Written By: Reilly Capps

Every Wednesday in the summer after work, a bunch of guys from town used to hike up a local peak. Ballard was a favorite since you can get up and down it in three or four hours. Guys like Joe Powell would pack up their dinner, eat it on the top of the mountain, and then hike down using headlamps.

Only one thing threw a monkey wrench in their Wednesday jaunts: winter. Ballard is a tough hike in snowshoes, and it's real cold on the summit while you eat your sandwich. So Powell and some of his friends came up with a solution: build a warm igloo where they could have dinner once a week.

In 1994, they built the first one off Lizard Head Pass about 20 minutes by snowshoe from the road.

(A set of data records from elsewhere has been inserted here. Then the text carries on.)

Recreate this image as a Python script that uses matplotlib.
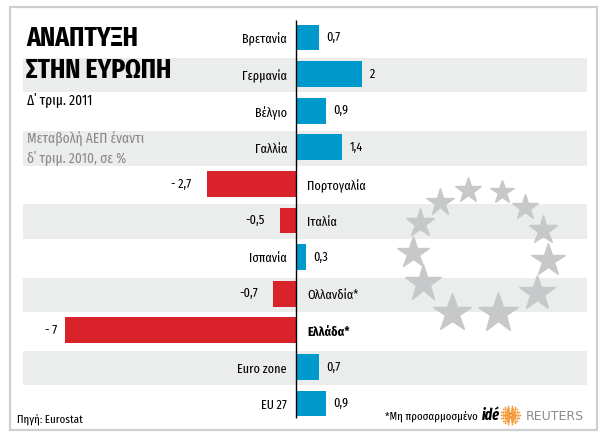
import numpy as np
import matplotlib.pyplot as plt
from matplotlib.patches import Rectangle
from matplotlib.transforms import Affine2D

countries = ["Βρετανία", "Γερμανία", "Βέλγιο", "Γαλλία", "Πορτογαλία", "Ιταλία",
             "Ισπανία", "Ολλανδία*", "Ελλάδα*", "Euro zone", "EU 27"]
values = [0.7, 2, 0.9, 1.4, -2.7, -0.5, 0.3, -0.7, -7, 0.7, 0.9]
value_labels = ["0,7", "2", "0,9", "1,4", "- 2,7", "-0,5", "0,3", "-0,7", "- 7", "0,7", "0,9"]

BLUE = "#0099cc"
RED = "#d9222a"
BAND = "#ebecec"
STAR = "#c7c8ca"
W, H = 606, 440

plt.rcParams["font.family"] = ["Fira Sans Extra Condensed", "Fira Sans Condensed",
                               "Roboto Condensed", "Liberation Sans Narrow", "DejaVu Sans"]

fig = plt.figure(figsize=(W / 100, H / 100), dpi=100)
# pixel coords (origin top-left) -> figure
px = Affine2D().scale(1 / W, -1 / H).translate(0, 1) + fig.transFigure

ax = fig.add_axes([0, 0, 1, 1])
x0, ppu = 296, 33.0      # zero line pixel, pixels per % point
y0, pitch = 37.5, 36.6   # first row centre, row pitch
ax.set_xlim(-x0 / ppu, (W - x0) / ppu)
ax.set_ylim((H - y0) / pitch, -y0 / pitch)
ax.axis("off")

n = len(countries)
rows = np.arange(n)

# alternate grey bands
for i in rows[1::2]:
    ax.axhspan(i - 0.44, i + 0.5, xmin=23 / W, xmax=587 / W, color=BAND, lw=0, zorder=0)

colors = [BLUE if v > 0 else RED for v in values]
ax.barh(rows, values, height=0.71, color=colors, zorder=3)
ax.vlines(0, -0.48, 10.4, color="black", lw=1, zorder=4)

for i, (name, v, lab) in enumerate(zip(countries, values, value_labels)):
    weight = "bold" if name.startswith("Ελλάδα") else "normal"
    if v > 0:
        ax.annotate(name, (0, i), xytext=(-6.5, -1.5), textcoords="offset points",
                    ha="right", va="center", fontsize=9.5, zorder=5)
        ax.annotate(lab, (v, i), xytext=(5.5, 0), textcoords="offset points",
                    ha="left", va="center", fontsize=9.5, zorder=5)
    else:
        ax.annotate(name, (0, i), xytext=(8, -1.5), textcoords="offset points",
                    ha="left", va="center", fontsize=9.5, weight=weight, zorder=5)
        off = -6 if v < -5 else -11
        ax.annotate(lab, (v, i), xytext=(off, 0), textcoords="offset points",
                    ha="right", va="center", fontsize=9.5, zorder=5)

# EU star ring (decoration)
star_px = [(468, 190), (502, 192), (440, 202), (525, 207), (420, 223), (543, 230),
           (413, 253), (548, 260), (423, 283), (537, 293), (452, 313), (498, 313)]
star_ms = [19, 17.5, 20.5, 19, 21, 21, 24, 25, 28, 26.5, 29, 30]
for (sx, sy), ms in zip(star_px, star_ms):
    fig.lines.append(plt.Line2D([sx], [sy], marker="*", ms=ms, color=STAR, mec=STAR,
                                lw=0, transform=px, zorder=2))

# outer frame
fig.patches.append(Rectangle((10, 7), 587, 423, fill=False, ec="#cfcfcf", lw=1.6,
                             transform=px, zorder=1))

# titles
fig.text(26, 46.5, "ΑΝΑΠΤΥΞΗ", transform=px, fontsize=20, weight="bold", va="baseline")
fig.text(26, 77.5, "ΣΤΗΝ ΕΥΡΩΠΗ", transform=px, fontsize=20, weight="bold", va="baseline")
fig.text(27, 105.5, "Δ΄ τριμ. 2011", transform=px, fontsize=10.5, va="baseline")
fig.text(27, 143, "Μεταβολή ΑΕΠ έναντι", transform=px, fontsize=10.5, color="#8a8a8a", va="baseline")
fig.text(27, 163, "δ΄ τριμ. 2010, σε %", transform=px, fontsize=10.5, color="#8a8a8a", va="baseline")

# footer
fig.text(17, 423, "Πηγή: Eurostat", transform=px, fontsize=8.5, va="baseline")
fig.text(385, 420, "*Μη προσαρμοσμένο", transform=px, fontsize=8.5, va="baseline")
fig.text(482, 420, "idé", transform=px, fontsize=11, weight="bold", style="italic",
         va="baseline")
fig.text(526, 420, "REUTERS", transform=px, fontsize=9, color="#8c8c8c",
         family="DejaVu Sans", va="baseline")

# reuters dotted logo
cx, cy = 510, 415
for r, k, s in [(2.5, 6, 2.5), (5, 10, 2.2), (7.5, 14, 1.8), (9.5, 18, 1.2)]:
    a = np.linspace(0, 2 * np.pi, k, endpoint=False)
    fig.lines.append(plt.Line2D(cx + r * np.cos(a), cy + r * np.sin(a), marker="o", ms=s,
                                color="#f29a3a", mec="none", lw=0, transform=px))

fig.savefig("out.png", dpi=100)
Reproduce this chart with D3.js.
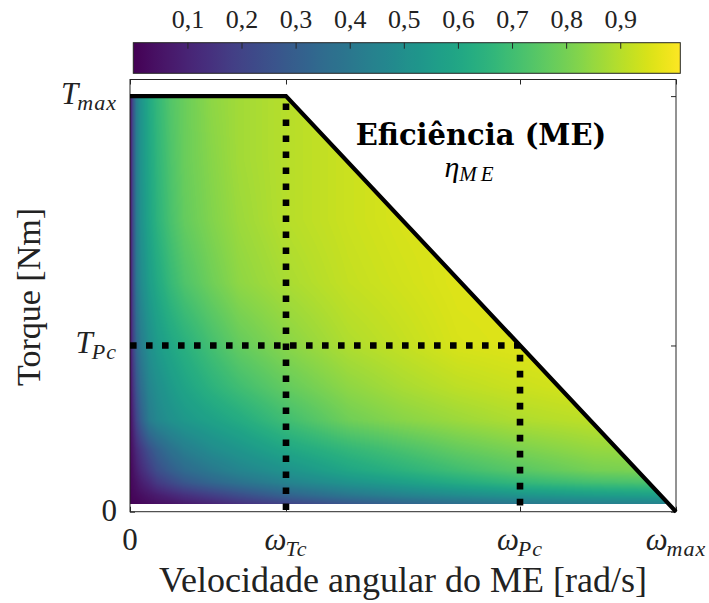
<!DOCTYPE html>
<html>
<head>
<meta charset="utf-8">
<script src="https://cdn.jsdelivr.net/npm/d3@7/dist/d3.min.js"></script>
<style>
  body { margin: 0; background: #fff; }
  svg { display: block; }
</style>
</head>
<body>
<svg id="chart" width="709" height="603"></svg>
<script>
// speeds and torques are normalised: 1 = omega_max, 1 = T_max
var omegaTc = 0.2857, omegaPc = 0.7143, torquePc = 0.4;
var envelopeSpeed = [0, omegaTc, 1];
var envelopeTorque = [1, 1, 0];

// efficiency map (rows follow torqueGrid, columns speedGrid)
var speedGrid = [0, 0.005, 0.012, 0.02, 0.035, 0.05, 0.075, 0.1, 0.15, 0.2, 0.286, 0.4, 0.5, 0.6, 0.714, 0.85, 1.0];
var torqueGrid = [0.0185, 0.04, 0.07, 0.1, 0.15, 0.22, 0.3, 0.4, 0.55, 0.7, 0.85, 1.0];
var etaGrid = [
  [0.00, 0.01, 0.01, 0.02, 0.03, 0.04, 0.05, 0.07, 0.10, 0.14, 0.20, 0.27, 0.32, 0.36, 0.40, 0.43, 0.45],
  [0.00, 0.02, 0.03, 0.04, 0.06, 0.08, 0.11, 0.14, 0.19, 0.24, 0.32, 0.40, 0.45, 0.49, 0.53, 0.56, 0.58],
  [0.01, 0.03, 0.05, 0.08, 0.12, 0.17, 0.22, 0.27, 0.33, 0.38, 0.45, 0.52, 0.57, 0.62, 0.67, 0.71, 0.73],
  [0.01, 0.04, 0.08, 0.12, 0.18, 0.24, 0.30, 0.35, 0.41, 0.46, 0.52, 0.60, 0.65, 0.70, 0.75, 0.80, 0.82],
  [0.02, 0.06, 0.12, 0.17, 0.25, 0.31, 0.38, 0.43, 0.49, 0.53, 0.60, 0.67, 0.72, 0.77, 0.81, 0.85, 0.86],
  [0.02, 0.10, 0.21, 0.30, 0.42, 0.47, 0.51, 0.54, 0.58, 0.62, 0.70, 0.79, 0.83, 0.86, 0.89, 0.91, 0.92],
  [0.02, 0.14, 0.27, 0.36, 0.46, 0.50, 0.55, 0.59, 0.65, 0.70, 0.77, 0.84, 0.88, 0.91, 0.93, 0.95, 0.95],
  [0.02, 0.18, 0.33, 0.42, 0.50, 0.55, 0.60, 0.64, 0.71, 0.77, 0.83, 0.89, 0.92, 0.95, 0.96, 0.965, 0.965],
  [0.02, 0.21, 0.40, 0.48, 0.56, 0.61, 0.68, 0.73, 0.79, 0.84, 0.88, 0.92, 0.94, 0.96, 0.965, 0.965, 0.965],
  [0.02, 0.22, 0.42, 0.51, 0.59, 0.65, 0.72, 0.77, 0.82, 0.86, 0.90, 0.93, 0.95, 0.96, 0.96, 0.96, 0.96],
  [0.02, 0.23, 0.43, 0.52, 0.60, 0.66, 0.73, 0.78, 0.83, 0.87, 0.90, 0.93, 0.95, 0.96, 0.96, 0.96, 0.96],
  [0.02, 0.23, 0.43, 0.52, 0.61, 0.67, 0.74, 0.78, 0.84, 0.87, 0.90, 0.93, 0.94, 0.95, 0.95, 0.95, 0.95]
];

var colorMax = 1.011;
var cbarTicks = [0.1, 0.2, 0.3, 0.4, 0.5, 0.6, 0.7, 0.8, 0.9];

var xTickValues = [0, omegaTc, omegaPc, 1];
var xTickBase = ["0", "\u03c9", "\u03c9", "\u03c9"];
var xTickSub = ["", "Tc", "Pc", "max"];
var yTickValues = [0, torquePc, 1];
var yTickBase = ["0", "T", "T"];
var yTickSub = ["", "Pc", "max"];

var svg = d3.select("#chart");
var serif = "'Liberation Serif', 'Times New Roman', serif";

var x = d3.scaleLinear().domain([0, 1]).range([130, 676]);
var y = d3.scaleLinear().domain([0, 1.04]).range([511.7, 79.5]);
var color = d3.scaleSequential(d3.interpolateViridis).domain([0, colorMax]);

// ---- heat map (shaded like matlab "shading interp") ----
var pw = 546, ph = 433;
var canvas = document.createElement("canvas");
canvas.width = pw;
canvas.height = ph;
var ctx = canvas.getContext("2d");
var img = ctx.createImageData(pw, ph);

function bracket(arr, v) {
  var i = d3.bisectRight(arr, v) - 1;
  i = Math.max(0, Math.min(arr.length - 2, i));
  var f = (v - arr[i]) / (arr[i + 1] - arr[i]);
  return [i, Math.max(0, Math.min(1, f))];
}

for (var j = 0; j < ph; j++) {
  var t = y.invert(79.5 + j + 0.5);
  if (t < torqueGrid[0] || t > 1) continue;
  var bt = bracket(torqueGrid, t);
  for (var i = 0; i < pw; i++) {
    var w = x.invert(130 + i + 0.5);
    var bw = bracket(speedGrid, w);
    var r0 = etaGrid[bt[0]], r1 = etaGrid[bt[0] + 1];
    var a = r0[bw[0]] + (r0[bw[0] + 1] - r0[bw[0]]) * bw[1];
    var b = r1[bw[0]] + (r1[bw[0] + 1] - r1[bw[0]]) * bw[1];
    var c = d3.rgb(color(a + (b - a) * bt[1]));
    var k = (j * pw + i) * 4;
    img.data[k] = c.r;
    img.data[k + 1] = c.g;
    img.data[k + 2] = c.b;
    img.data[k + 3] = 255;
  }
}
ctx.putImageData(img, 0, 0);

var t0 = torqueGrid[0];
var clipPts = [
  [0, t0], [0, 1], [omegaTc, 1], [1 - t0 * (1 - omegaTc), t0]
];
svg.append("clipPath")
  .attr("id", "env")
  .append("polygon")
  .attr("points", clipPts.map(function(p) { return x(p[0]) + "," + y(p[1]); }).join(" "));

svg.append("image")
  .attr("x", 130)
  .attr("y", 79.5)
  .attr("width", pw)
  .attr("height", ph)
  .attr("preserveAspectRatio", "none")
  .attr("clip-path", "url(#env)")
  .attr("href", canvas.toDataURL());

// ---- axes box and inward ticks ----
var axisColor = "#262626";
function styleAxis(g) {
  g.select(".domain").remove();
  g.selectAll(".tick line").attr("stroke", axisColor);
}
svg.append("g").attr("transform", "translate(130,0)")
  .call(d3.axisLeft(y).tickValues(yTickValues).tickSize(-5).tickFormat(""))
  .call(styleAxis);
svg.append("g").attr("transform", "translate(676,0)")
  .call(d3.axisRight(y).tickValues(yTickValues).tickSize(-5).tickFormat(""))
  .call(styleAxis);
svg.append("g").attr("transform", "translate(0,511.7)")
  .call(d3.axisBottom(x).tickValues(xTickValues).tickSize(-5).tickFormat(""))
  .call(styleAxis);
svg.append("g").attr("transform", "translate(0,79.5)")
  .call(d3.axisTop(x).tickValues(xTickValues).tickSize(-5).tickFormat(""))
  .call(styleAxis);

svg.append("rect")
  .attr("x", x(0)).attr("y", y(1.04))
  .attr("width", x(1) - x(0)).attr("height", y(0) - y(1.04))
  .attr("fill", "none").attr("stroke", axisColor).attr("stroke-width", 1);

// ---- envelope and dotted guide lines ----
var line = d3.line().x(function(d) { return x(d[0]); }).y(function(d) { return y(d[1]); });
svg.append("path")
  .datum(d3.zip(envelopeSpeed, envelopeTorque))
  .attr("d", line)
  .attr("fill", "none")
  .attr("stroke", "#000")
  .attr("stroke-width", 4.2)
  .attr("stroke-linejoin", "miter");

var guides = [
  { pts: [[0, torquePc], [omegaPc, torquePc]], offset: 0 },
  { pts: [[omegaTc, 1], [omegaTc, 0]], offset: 8.7 },
  { pts: [[omegaPc, torquePc], [omegaPc, 0]], offset: 6.6 }
];
svg.selectAll(".guide")
  .data(guides)
  .enter()
  .append("path")
  .attr("class", "guide")
  .attr("d", function(d) { return line(d.pts); })
  .attr("fill", "none")
  .attr("stroke", "#000")
  .attr("stroke-width", 6.6)
  .attr("stroke-dasharray", "6.6 9.4")
  .attr("stroke-dashoffset", function(d) { return d.offset; });

// ---- tick labels (math style) ----
function mathText(px, py, base, sub, anchor, size, subSize, italic) {
  var t = svg.append("text")
    .attr("x", px).attr("y", py)
    .attr("text-anchor", anchor)
    .attr("font-family", serif)
    .attr("font-size", size)
    .attr("fill", "#222");
  t.append("tspan").attr("font-style", italic ? "italic" : "normal").text(base);
  if (sub) {
    t.append("tspan")
      .attr("font-style", "italic")
      .attr("font-size", subSize)
      .attr("dx", -1)
      .attr("dy", 6)
      .attr("letter-spacing", 1)
      .text(sub);
  }
  return t;
}

yTickValues.forEach(function(v, i) {
  var base = yTickBase[i];
  var py = base === "0" ? y(v) + 9 : y(v) + 8;
  mathText(117, py, base, yTickSub[i], "end", 31, 22, base !== "0");
});
xTickValues.forEach(function(v, i) {
  var base = xTickBase[i];
  mathText(x(v), 550, base, xTickSub[i], "middle", 31, 22, base !== "0");
});

// ---- axis titles ----
svg.append("text")
  .attr("x", 403).attr("y", 592)
  .attr("text-anchor", "middle")
  .attr("font-family", serif)
  .attr("font-size", 36)
  .attr("fill", "#222")
  .text("Velocidade angular do ME [rad/s]");

svg.append("text")
  .attr("transform", "translate(40,297) rotate(-90)")
  .attr("text-anchor", "middle")
  .attr("font-family", serif)
  .attr("font-size", 34)
  .attr("fill", "#222")
  .text("Torque [Nm]");

// ---- annotation ----
svg.append("text")
  .attr("x", 481).attr("y", 145)
  .attr("text-anchor", "middle")
  .attr("font-family", "'DejaVu Serif', serif")
  .attr("font-weight", "bold")
  .attr("font-size", 29)
  .attr("fill", "#000")
  .text("Efici\u00eancia (ME)");

var eta = svg.append("text")
  .attr("x", 471).attr("y", 177)
  .attr("text-anchor", "middle")
  .attr("font-family", serif)
  .attr("font-style", "italic")
  .attr("font-size", 30)
  .attr("fill", "#000");
eta.append("tspan").text("\u03b7");
eta.append("tspan").attr("font-size", 21).attr("dy", 4).attr("letter-spacing", 4).text("ME");

// ---- colour bar ----
var cx = d3.scaleLinear().domain([0, colorMax]).range([133.3, 680.3]);
var grad = svg.append("defs").append("linearGradient").attr("id", "viridis");
grad.selectAll("stop")
  .data(d3.range(0, 1.0001, 0.02))
  .enter()
  .append("stop")
  .attr("offset", function(d) { return d; })
  .attr("stop-color", function(d) { return color(d * colorMax); });

svg.append("rect")
  .attr("x", cx(0)).attr("y", 42.7)
  .attr("width", cx(colorMax) - cx(0)).attr("height", 30.6)
  .attr("fill", "url(#viridis)")
  .attr("stroke", axisColor).attr("stroke-width", 1);

var commaFmt = d3.formatLocale({ decimal: ",", thousands: ".", grouping: [3], currency: ["", ""] }).format(".1f");
var cbarAxis = svg.append("g").attr("transform", "translate(0,42.7)")
  .call(d3.axisTop(cx).tickValues(cbarTicks).tickSize(-6).tickPadding(15).tickFormat(commaFmt));
cbarAxis.select(".domain").remove();
cbarAxis.selectAll(".tick line").attr("stroke", axisColor);
cbarAxis.selectAll(".tick text")
  .attr("font-family", serif)
  .attr("font-size", 26)
  .attr("fill", "#222");
</script>
</body>
</html>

It's been going ever since, soon nicknamed Igloo Jaunts and the people who hike in nicknamed ignickers (a contraction of igloo--picnickers).

Anyone is welcome, as long as you show up with a potluck dish that everyone can share.

"It's kind of a tree house club but with an open membership," says Chris Myers, an avid ignicker. "It's a great way of enjoying the wilderness in the winter. Instead of crowding around the TV, we head out to the igloo and have dinner together."

And this is no ordinary little igloo. The Ignickers build theirs 15 feet in diameter, with six-foot high ceilings. They try to build their igloo before the ski season starts since it's sometimes hard to lure people away from the chairlifts once they start running. But once it's built, it stays built all winter long, until April, the cruelest month, starts to melt the igloo and the ignickers have to find other things to do.